Here is a big table with lots of numbers in it:

This table is in the same format as the non-game table above. Whereas for non-game meat the righthand-most column has all zeros in it (showing that none of the samples was in excess of the legal level for non-game meat) in this table most samples have many lead levels that are legal, but would be illegal in non-game meat. There is one row, the penultimate row (Eat Wild partridge breast) that is an exception – we’ll come back to that.

The rows shaded in yellow are this shooting season’s results (and are discussed in a bit more detail in our two previous blog posts), the unshaded rows are results you have seen before if you have been following our work on this issue.

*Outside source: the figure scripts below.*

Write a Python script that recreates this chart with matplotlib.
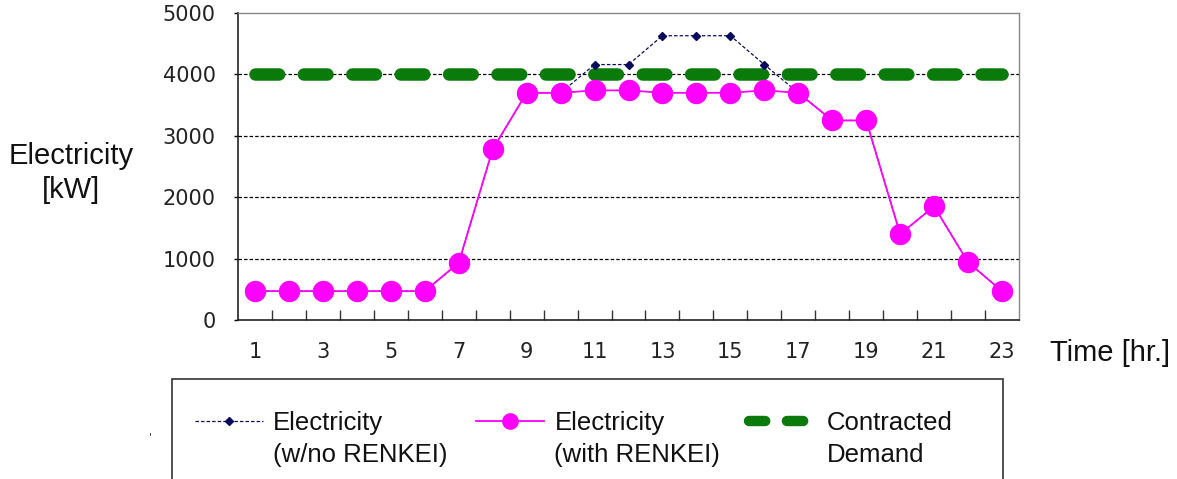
import matplotlib
matplotlib.use("Agg")
import matplotlib.pyplot as plt
from matplotlib.patches import Rectangle
from matplotlib.legend_handler import HandlerLine2D

plt.rcParams['lines.scale_dashes'] = False
plt.rcParams['font.family'] = ['DejaVu Sans']

# ---- data ----
hours = list(range(1, 24))
with_renkei = [470, 470, 470, 470, 470, 470, 930, 2780, 3700, 3700, 3740, 3740,
               3700, 3700, 3700, 3740, 3700, 3250, 3250, 1400, 1850, 940, 470]
no_renkei = [470, 470, 470, 470, 470, 470, 930, 2780, 3700, 3700, 4160, 4160,
             4630, 4630, 4630, 4160, 3700, 3250, 3250, 1400, 1850, 940, 470]
contracted = [4000] * 23
yticks = [0, 1000, 2000, 3000, 4000, 5000]
xtick_pos = list(range(1, 24, 2))
xtick_labels = [str(h) for h in xtick_pos]
series_labels = ["Electricity\n(w/no RENKEI)", "Electricity\n(with RENKEI)", "Contracted\nDemand"]

W, H = 1177, 479
fig = plt.figure(figsize=(W / 100, H / 100), dpi=100)
ax = fig.add_axes([238 / W, 1 - 320 / H, 781 / W, 307 / H])

ax.set_xlim(0.5, 23.5)
ax.set_ylim(0, 5000)

# grid
for v in yticks[1:-1]:
    ax.axhline(v, color='black', lw=0.9, dashes=(2.5, 1.5), zorder=1)

l_green, = ax.plot(hours, contracted, color='#0a7a0a', lw=9.0, solid_capstyle='round',
                   dash_capstyle='round', dashes=(17.0, 17.85), zorder=2,
                   label=series_labels[2])
l_blue, = ax.plot(hours, no_renkei, color='#0b0b5e', lw=0.9, dashes=(2.5, 1.5),
                  marker='D', markersize=4.5, zorder=3, label=series_labels[0])
l_mag, = ax.plot(hours, with_renkei, color='#ff00ff', lw=1.3, marker='o',
                 markersize=14.4, markeredgecolor='#ff00ff', zorder=4,
                 label=series_labels[1])

# ticks
ax.set_xticks(xtick_pos)
ax.set_xticklabels(xtick_labels)
ax.set_xticks([h + 0.5 for h in hours[:-1]], minor=True)
ax.tick_params(axis='x', which='major', length=0, pad=16, labelsize=15)
ax.tick_params(axis='x', which='minor', direction='in', length=7, width=1, color='#333333')
ax.set_yticks(yticks)
ax.tick_params(axis='y', direction='out', length=3, width=1, pad=13, labelsize=15)
for lab in ax.get_xticklabels() + ax.get_yticklabels():
    lab.set_color('#222222')

for s in ['left', 'bottom']:
    ax.spines[s].set_color('#222222')
    ax.spines[s].set_linewidth(1.2)
for s in ['top', 'right']:
    ax.spines[s].set_color('#888888')
    ax.spines[s].set_linewidth(1.0)

LAB_FONT = ['Liberation Sans', 'DejaVu Sans']

# axis titles
fig.text(71 / W, 1 - 173 / H, "Electricity\n[kW]", ha='center', va='center',
         fontsize=21, color='#111111', linespacing=1.3, family=LAB_FONT)
fig.text(1050 / W, 1 - 353 / H, "Time [hr.]", ha='left', va='center',
         fontsize=21, color='#111111', family=LAB_FONT)

# legend box (extends past bottom edge)
fig.patches.append(Rectangle((172 / W, -0.05), (1003 - 172) / W, (1 - 379 / H) + 0.05,
                             transform=fig.transFigure, facecolor='white',
                             edgecolor='#333333', lw=1.2, zorder=0))


class TopHandler(HandlerLine2D):
    """Place the legend handle at the height of the first text line."""
    def __init__(self, lift=0.0, **kw):
        super().__init__(**kw)
        self.lift = lift

    def create_artists(self, legend, orig_handle, xdescent, ydescent, width,
                       height, fontsize, trans):
        return super().create_artists(legend, orig_handle, xdescent,
                                      ydescent - 2 * self.lift, width, height,
                                      fontsize, trans)


LIFT = 13
leg = fig.legend(handles=[l_blue, l_mag, l_green], labels=series_labels,
                 loc='upper left', bbox_to_anchor=(195 / W, 1 - 411 / H),
                 ncol=3, frameon=False, handlelength=2.65,
                 handletextpad=0.4, columnspacing=1.1, borderpad=0,
                 borderaxespad=0, labelspacing=0.2,
                 prop={'family': LAB_FONT, 'size': 18.5},
                 handler_map={l_blue: TopHandler(LIFT), l_mag: TopHandler(LIFT),
                              l_green: TopHandler(LIFT)})
for t in leg.get_texts():
    t.set_color('#111111')
    t.set_linespacing(1.4)
hs = leg.legend_handles
hs[1].set_markersize(11)
hs[2].set_dashes((11.7, 15.6))
hs[2].set_linewidth(7.5)

fig.text(150 / W, 1 - 437 / H, "'", fontsize=8, color='#333333', ha='center', va='center')

fig.savefig("out.png", dpi=100)
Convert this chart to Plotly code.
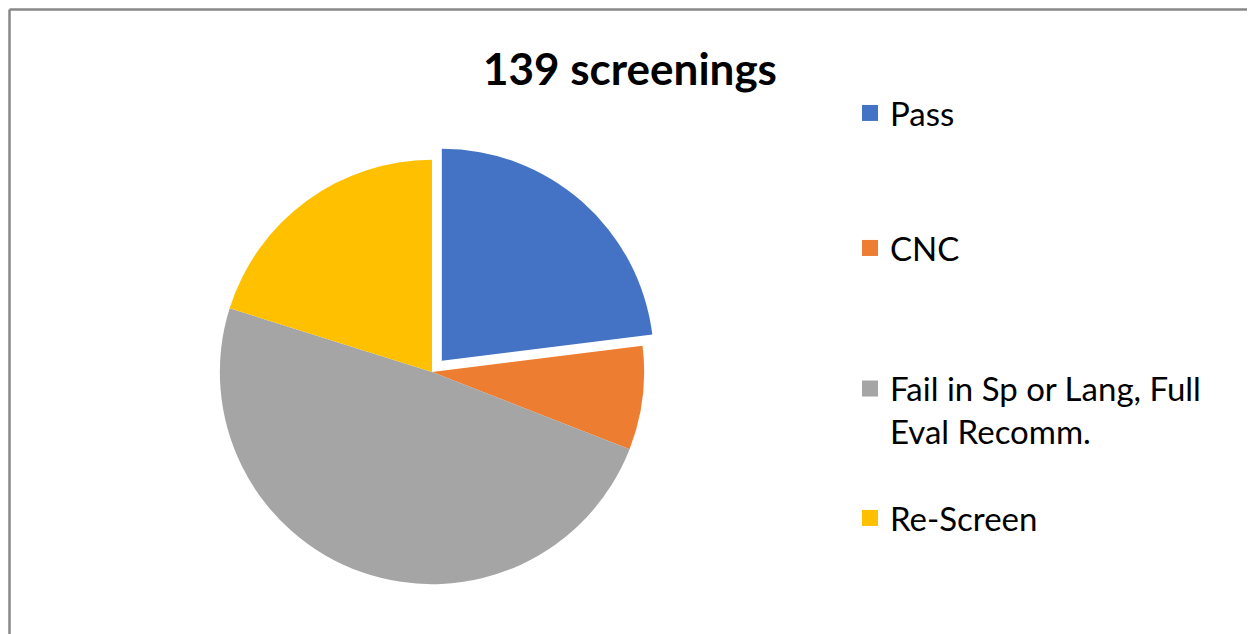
import plotly.graph_objects as go

# Data
labels = ["Pass", "CNC", "Fail in Sp or Lang, Full<br>Eval Recomm.", "Re-Screen"]
counts = [32, 11, 68, 28]
colors = ["#4472C4", "#ED7D31", "#A5A5A5", "#FFC000"]
pulls = [0.07, 0, 0, 0]

W, H = 1255, 634
OFF = 8  # page body margin, figure sits 8px in from the window edge


def px(x):
    return (x - OFF) / W


def py(y):
    return 1 - (y - OFF) / H


fig = go.Figure()
fig.add_trace(go.Pie(
    labels=labels,
    values=counts,
    marker=dict(colors=colors, line=dict(width=0)),
    pull=pulls,
    sort=False,
    direction="clockwise",
    rotation=0,
    textinfo="none",
    showlegend=False,
    domain=dict(x=[px(205), px(659)], y=[py(599), py(145)]),
))

# legend entries, one legend each so the spacing matches the original
legend_y = [113, 248, 410, 518]
for i, (lab, col) in enumerate(zip(labels, colors)):
    name = "legend" if i == 0 else f"legend{i + 1}"
    fig.add_trace(go.Scatter(
        x=[None], y=[None], mode="markers", name=lab,
        marker=dict(symbol="square", size=16, color=col),
        legend=name, showlegend=True,
    ))
    fig.update_layout({name: dict(
        x=px(850), xanchor="left",
        y=py(legend_y[i]), yanchor="middle",
        font=dict(family="Lato", size=33, color="#000000"),
        bgcolor="rgba(0,0,0,0)", valign="top",
        itemsizing="trace",
    )})

fig.update_layout(
    width=W, height=H,
    margin=dict(l=0, r=0, t=0, b=0),
    paper_bgcolor="white", plot_bgcolor="white",
    title=dict(text="<b>139 screenings</b>", x=px(630), xanchor="center",
               y=py(70), yanchor="middle",
               font=dict(family="Lato", size=44, color="#000000")),
    xaxis=dict(visible=False), yaxis=dict(visible=False),
    shapes=[
        dict(type="line", xref="paper", yref="paper", x0=1.5 / W, x1=1.0,
             y0=1 - 1.5 / H, y1=1 - 1.5 / H, line=dict(color="#888888", width=2.5)),
        dict(type="line", xref="paper", yref="paper", x0=1.5 / W, x1=1.5 / W,
             y0=0, y1=1 - 1.5 / H, line=dict(color="#888888", width=2.5)),
    ],
)

fig.write_html("out.html")
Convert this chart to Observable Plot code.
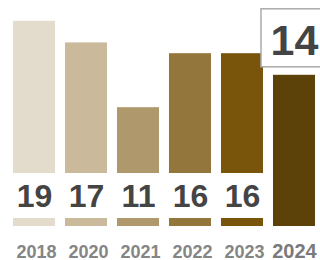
<!DOCTYPE html>
<html>
<head>
<meta charset="utf-8">
<script src="https://cdn.jsdelivr.net/npm/d3@7"></script>
<script src="https://cdn.jsdelivr.net/npm/@observablehq/plot@0.6"></script>
<style>
  html, body { margin: 0; padding: 0; background: #fff; overflow: hidden; }
  #chart { width: 320px; height: 260px; }
</style>
</head>
<body>
<div id="chart"></div>
<script>
const years = ["2018", "2020", "2021", "2022", "2023", "2024"];
const values = [19, 17, 11, 16, 16, 14];
const barColors = ["#e3dbcb", "#cab99a", "#af986b", "#93763b", "#79540b", "#5c4209"];
const highlightYear = "2024";

const data = years.map((year, i) => ({year, value: values[i], color: barColors[i]}));
const regular = data.filter(d => d.year !== highlightYear);
const highlight = data.filter(d => d.year === highlightYear);

const font = "'Liberation Sans', Arial, Helvetica, sans-serif";

const chart = Plot.plot({
  width: 320,
  height: 260,
  marginLeft: 13,
  marginRight: 5,
  marginTop: 10,
  marginBottom: 34,
  style: {fontFamily: font, background: "transparent", overflow: "visible"},
  x: {domain: years, paddingInner: 0.2, paddingOuter: 0, axis: null},
  y: {domain: [0, 20], axis: null},
  marks: [
    Plot.barY(data, {x: "year", y: "value", fill: "color"}),
    // white band behind the inside value labels
    Plot.barY(regular, {x: "year", y1: d => 0, y2: d => 0, fill: "white", insetTop: -53, insetBottom: 8}),
    Plot.text(regular, {x: "year", y: d => 0, text: d => String(d.value), lineAnchor: "bottom", dy: -20,
      fontSize: 32, fontWeight: "bold", fill: "#444"}),
    // boxed label above the highlighted bar
    Plot.barY(highlight, {x: "year", y1: "value", y2: "value", fill: "white", stroke: "#aaa", strokeWidth: 1.5,
      insetTop: -66, insetBottom: 8, insetLeft: -12, insetRight: -14}),
    Plot.text(highlight, {x: "year", y: "value", text: d => String(d.value), lineAnchor: "bottom", dy: -20,
      fontSize: 43, fontWeight: "bold", fill: "#444"}),
    // year labels
    Plot.text(regular, {x: "year", y: d => 0, text: "year", lineAnchor: "bottom", dy: 31, dx: 2,
      fontSize: 18, fontWeight: "bold", fill: "#858585"}),
    Plot.text(highlight, {x: "year", y: d => 0, text: "year", lineAnchor: "bottom", dy: 31,
      fontSize: 20, fontWeight: "bold", fill: "#7a7a7a"})
  ]
});
document.getElementById("chart").appendChild(chart);
</script>
</body>
</html>
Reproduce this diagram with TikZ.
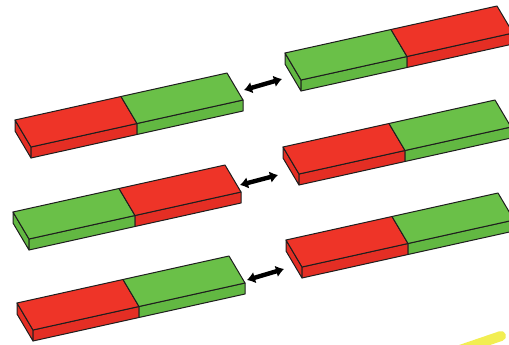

Is there evidence here of lower lead levels in game meat on sale to the public? Yes, although it is too soon to whoop with joy and there is a long way to go. But all credit to Holme Farmed Venison whose Eat Wild partridge breasts were the first samples we have seen of game meat where all of the samples had below the legal level of lead for non-game meat. That’s good and came as a pleasant surprise. As a very rough and ready measure, if one compares the proportion of samples above 0.1mg/kg Pb ww this year, 52/95 (55%), with those from the previous two years, 93/119 (78%) it looks as though things might be getting better (and it would look that way even more if we hadn’t discovered those very high levels in Lidl stores in Northern Ireland and the Republic of Ireland).

There is evidence, but not proof, that things are getting better. Wild Justice will continue to test game meat samples next shooting season to see whether things really are getting better.